CHRONIQUE DES JOURS QUI PASSENT
22 juillet 2015
« DIS BONJOUR A LA DAME ! »
Quand j’étais petit, c’était chaque fois une épreuve. Comme beaucoup de gamins j’avais horreur de dire bonjour aux personnes que ma mère rencontrait en faisant les courses, voisins pourtant familiers ou connaissances, et tout autant de quitter mes occupations pour répondre au comminatoire : « Viens dire bonjour ! » qui ne manquait pas de suivre l’entrée de quelqu’un à la maison. Mais impossible de se soustraire au devoir imposé par les bonnes manières sous peine de représailles qui suivraient inévitablement une mauvaise volonté. C’est donc avec une mine renfrognée, les sourcils froncés et le regard peu amène que je me présentais devant le visiteur ou la visiteuse. Dans ce dernier cas, il fallait se confronter à un visage badigeonné de poudre de riz et subir la marque infamante de transports non sollicités et qui se traduisait par une tartine de rouge à lèvre sur les joues assortie de bave, que j’essuyais aussitôt du revers de ma manche sous l’œil courroucé de ma mère.

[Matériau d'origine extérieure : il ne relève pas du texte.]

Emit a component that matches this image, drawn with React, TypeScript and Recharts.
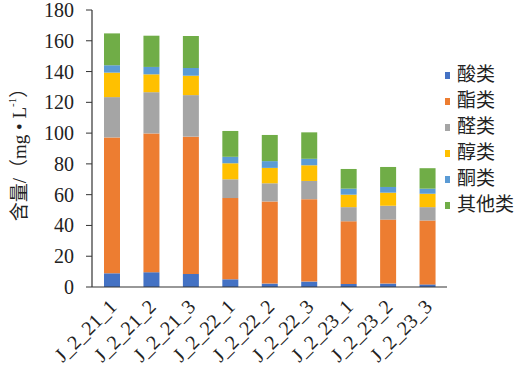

C’est probablement comme cela que je suis devenu un garçon poli. La force de l’habitude, prise sans aucune possibilité de dérogation ! Vient ensuite l’âge de raison où les civilités vont de soi et participent à la convivialité des relations humaines. Dire « bonjour », c’est comme savoir dire « merci » : c’est gratuit et ça participe au « lien social » comme on dit aujourd’hui chez les « bobos ». Aussi, transmission oblige, c’est avec le même soin pointilleux auquel notre enfance fut confronté, que nous veillons à la politesse de nos petits-enfants. Non pas qu’ils soient mal éduqués, parce que leurs parents font le nécessaire. Mais nous vivons dans un monde où les contraintes ne sont pas les mêmes partout. Alors, nous aimons bien que lorsqu’ils arrivent, ils viennent « dire bonjour ». Excepté vers deux ou trois ans où cela a été parfois laborieux, encore que « Mamy Paulette » ait joui d’un privilège particulier qui rendait à certain les autres transparents, nous avons toujours eu droit à des manifestations d’affection à ce moment privilégié de l’arrivée, preuve que la maison ne doit pas être trop repoussante.
Sauf que chez nous aussi, il arrive qu’il y ait des visiteurs, parfois inconnus de nos pensionnaires, auxquels il faut malgré tout venir dire « bonjour ». C’est une règle intangible. Honnêtement, il faut avouer que, si nous n’avons pas de refus d’obstacle, les comportements sont divers en fonction des caractères. De l’extraverti qui ne fait aucune difficulté et qui vient lancer son tonitruant « bonjour monsieur ! » (ou madame), au timide qui s’annonce à reculons et murmure entre ses dents son « bonjour » à peine audible, nous avons connu toute la gamme. L’essentiel est que le devoir soit accompli. Ainsi demain ils seront (peut-être) des citoyens polis. L’apprentissage ne s’arrête pas là. L’exercice continue quand ils nous accompagnent : on dit bonjour en entrant dans un commerce et au revoir quand on en sort… Et j’en connais pour qui cela devient vite un jeu, histoire de se faire bien voir avec l’espoir d’une douceur à la clé, ou tout simplement envie de se montrer. Les egos se manifestent parfois plus tôt qu’on ne le souhaiterait.
Avec les ados, c’est un peu plus compliqué. J’ai eu du mal à me faire au « Salut Papy ! », mais il est prononcé avec tellement de chaleur que j’ai renoncé (après quelques tentatives tout de même) à rétorquer cet impitoyable « on dit bonjour, d’abord ! » qui casse l’ambiance, comme ils disent. Rien n’est parfait en ce bas monde.